Sur le dernier kilomètre je sens que cette fois le corps est OK et que tout est revenu, la barre sucré + la barre salée + le gel sont cette fois vraiment en action. Je remonte sur ma machine et je passe la ligne d’arrivée sur mon vélo, sous le regard incrédule de certains participants. Le gars qui s’était stoppé plus bas me congratule franchement. Je suis content d’avoir fini ça me permettra d’avoir un temps de référence facile à battre l’année prochaine 😀

Entre mes 30 minutes d’arrêt et ma montée à pied sur deux kilomètres, je passe à côté du temps OR pour 30 minutes. Sans ça, j’aurais donc bouclé le parcours aux alentours des 7h45, ce qui m’aurait placé dans les 150ème sur la course avec 25 minutes d’avance sur le temps OR. Jétais finalement assez près de mon objectif 1 d’être dans le top 100. Finalement je boucle 202ème. J’ai perdu 50 places avec la fringale. Je pensais avoir comblé la dette de kerozène en ayant bien écouté mon corps et en me gavant au ravito d’Huez mais ça n’a pas suffit compte-tenu du travail que j’ai eu à fournir. D’ailleurs j’ai assisté à une triche assez amusante dans Huez: le mec a passé le pointage de Sarenne et est redescendu par Huez directement, sans faire la boucle Mizoen, Chambon. Et effectivement, il n’y avait pas de pointage en bas. Il a du gagner un solide 20 minutes sur le parcours, je n’ai pas eu la présence d’esprit de relever son n° de dossard, mais c’est amusant pendant tout le parcours il m’avait fait à chaque ravito « oh je ne sais pas si je vais finir », et je me disais qu’il surjouait. Tout ça pour ça. Si j’en crois la numérotation des dossards et la fiche de résultats: il y aurait eu plus de 300 ou 400 abandons sur la course. Ce qui semble coller car il y avait un sas < 300 et un sas > 300 où on était nombreux et finalement au classement final il n’y a plus que 303 personnes alors que j’ai vu des dossards jusqu’à 780. Ca compense un peu ma déception, avoir fini en soit est une victoire.
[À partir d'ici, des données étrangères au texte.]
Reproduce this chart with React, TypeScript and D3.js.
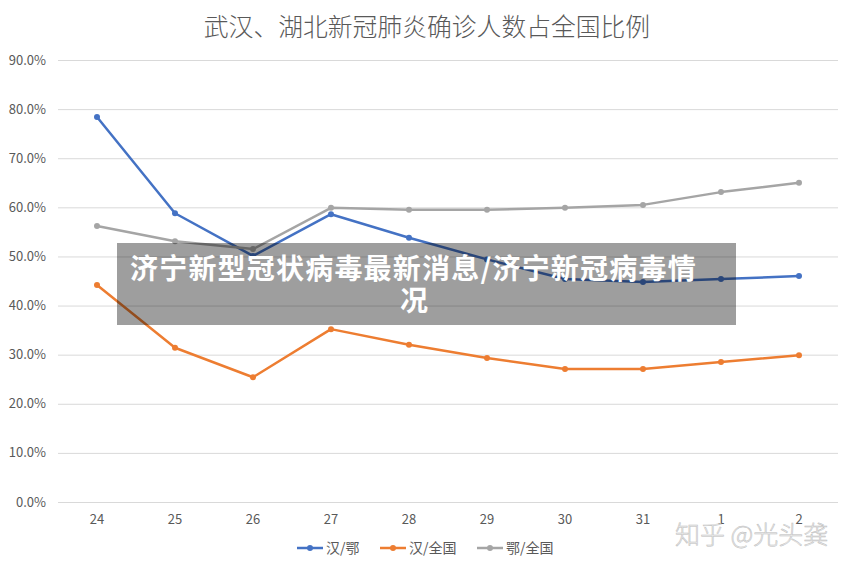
import React, { useRef, useEffect } from "react";
import * as d3 from "d3";

// x categories (dates, Jan 24 .. Feb 2)
const days = ["24", "25", "26", "27", "28", "29", "30", "31", "1", "2"];

// ratios in %
const wuhanHubei = [78.4, 58.8, 50.1, 58.6, 53.8, 49.4, 45.4, 44.8, 45.4, 46.0];
const wuhanChina = [44.2, 31.4, 25.4, 35.2, 32.0, 29.3, 27.1, 27.1, 28.5, 29.9];
const hubeiChina = [56.2, 53.1, 51.5, 59.9, 59.5, 59.5, 59.9, 60.5, 63.1, 65.0];

const yTicks = [0, 10, 20, 30, 40, 50, 60, 70, 80, 90];
const seriesNames = ["汉/鄂", "汉/全国", "鄂/全国"];
const colors = ["#4472C4", "#ED7D31", "#A5A5A5"];

const W = 854;
const H = 568;
const margin = { top: 60, right: 16, bottom: 66, left: 58 };
const font = "'Noto Sans CJK SC', 'Noto Sans', sans-serif";

function App() {
    const svgRef = useRef<SVGSVGElement>(null);

    useEffect(() => {
        const svg = d3.select(svgRef.current);
        svg.selectAll("*").remove();

        const x = d3.scaleBand()
            .domain(days)
            .range([margin.left, W - margin.right]);

        const y = d3.scaleLinear()
            .domain([0, 90])
            .range([H - margin.bottom, margin.top]);

        svg.append("rect").attr("width", W).attr("height", H).attr("fill", "#fff");

        // title
        svg.append("text")
            .attr("x", W / 2)
            .attr("y", 36)
            .attr("text-anchor", "middle")
            .attr("font-family", font)
            .attr("font-weight", 300)
            .attr("font-size", 24.8)
            .attr("fill", "#595959")
            .text("武汉、湖北新冠肺炎确诊人数占全国比例");

        // grid + y labels
        const grid = svg.append("g");
        grid.selectAll("line")
            .data(yTicks)
            .join("line")
            .attr("x1", margin.left)
            .attr("x2", W - margin.right)
            .attr("y1", d => y(d) + 0.5)
            .attr("y2", d => y(d) + 0.5)
            .attr("stroke", "#d9d9d9")
            .attr("stroke-width", 1);

        grid.selectAll("text")
            .data(yTicks)
            .join("text")
            .attr("x", 46)
            .attr("y", d => y(d) + 4.5)
            .attr("text-anchor", "end")
            .attr("font-family", font)
            .attr("font-size", 13)
            .attr("fill", "#595959")
            .text(d => d.toFixed(1) + "%");

        // x labels
        svg.append("g")
            .selectAll("text")
            .data(days)
            .join("text")
            .attr("x", d => (x(d) as number) + x.bandwidth() / 2)
            .attr("y", 524)
            .attr("text-anchor", "middle")
            .attr("font-family", font)
            .attr("font-size", 13)
            .attr("fill", "#595959")
            .text(d => d);

        // lines
        const allSeries = [wuhanHubei, wuhanChina, hubeiChina];
        const line = d3.line<number>()
            .x((_, i) => (x(days[i]) as number) + x.bandwidth() / 2)
            .y(d => y(d));

        allSeries.forEach((vals, si) => {
            const g = svg.append("g");
            g.append("path")
                .datum(vals)
                .attr("d", line)
                .attr("fill", "none")
                .attr("stroke", colors[si])
                .attr("stroke-width", 2.5)
                .attr("stroke-linejoin", "round");
            g.selectAll("circle")
                .data(vals)
                .join("circle")
                .attr("cx", (_, i) => (x(days[i]) as number) + x.bandwidth() / 2)
                .attr("cy", d => y(d))
                .attr("r", 3)
                .attr("fill", colors[si]);
        });

        // legend
        const legendX = [297, 380, 477];
        const legend = svg.append("g");
        seriesNames.forEach((name, i) => {
            const lg = legend.append("g").attr("transform", `translate(${legendX[i]},548)`);
            lg.append("line").attr("x1", 0).attr("x2", 26).attr("stroke", colors[i]).attr("stroke-width", 2.5);
            lg.append("circle").attr("cx", 13).attr("r", 3).attr("fill", colors[i]);
            lg.append("text")
                .attr("x", 29)
                .attr("y", 5)
                .attr("font-family", font)
                .attr("font-size", 14)
                .attr("fill", "#595959")
                .text(name);
        });

        // watermark
        svg.append("text")
            .attr("x", 675)
            .attr("y", 544)
            .attr("font-family", font)
            .attr("font-size", 25)
            .attr("font-weight", 300)
            .attr("fill", "#ececec")
            .attr("stroke", "#bdbdbd")
            .attr("stroke-width", 0.5)
            .text("知乎 @光头龚");

        // overlay banner
        svg.append("rect")
            .attr("x", 117)
            .attr("y", 243)
            .attr("width", 619)
            .attr("height", 82)
            .attr("fill", "rgba(0,0,0,0.38)");

        const bannerLines = ["济宁新型冠状病毒最新消息/济宁新冠病毒情", "况"];
        svg.append("g")
            .selectAll("text")
            .data(bannerLines)
            .join("text")
            .attr("x", (_, i) => (i === 0 ? 130 : 400))
            .attr("y", (_, i) => 279 + i * 32)
            .attr("font-family", font)
            .attr("font-weight", "bold")
            .attr("font-size", 28)
            .attr("letter-spacing", 1.2)
            .attr("fill", "#fff")
            .text(d => d);
    }, []);

    return (
        <svg
            ref={svgRef}
            width={W}
            height={H}
            style={{ position: "absolute", left: 0, top: 0, display: "block" }}
        ></svg>
    );
}

export default App;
Après avoir passé la ligne d’arrivée j’ai rejoins la « pasta party ». Finalement je n’avais plus très faim après mes barres & gels.

J’ai donc pris la route du retour et j’ai bouclé les 20km qu’il me restait jusqu’à chez moi à 36km/h. La fringale était passée. Ca a ajouté du malheur au malheur.

En rentrant je me suis affalé dans le canapé puis j’ai repensé à tout ça en me disant que c’était bien pour un blessé, mais rien n’y a fait.
Echouer à 3.2km de l’arrivée c’était dur. Trop dur.
Surtout après 175km d’enfer comme aujourd’hui et après 5 cols franchis.
Alors j’ai versé quelques larmes, comme un enfant de 5 ans. C’est aussi ça le sport.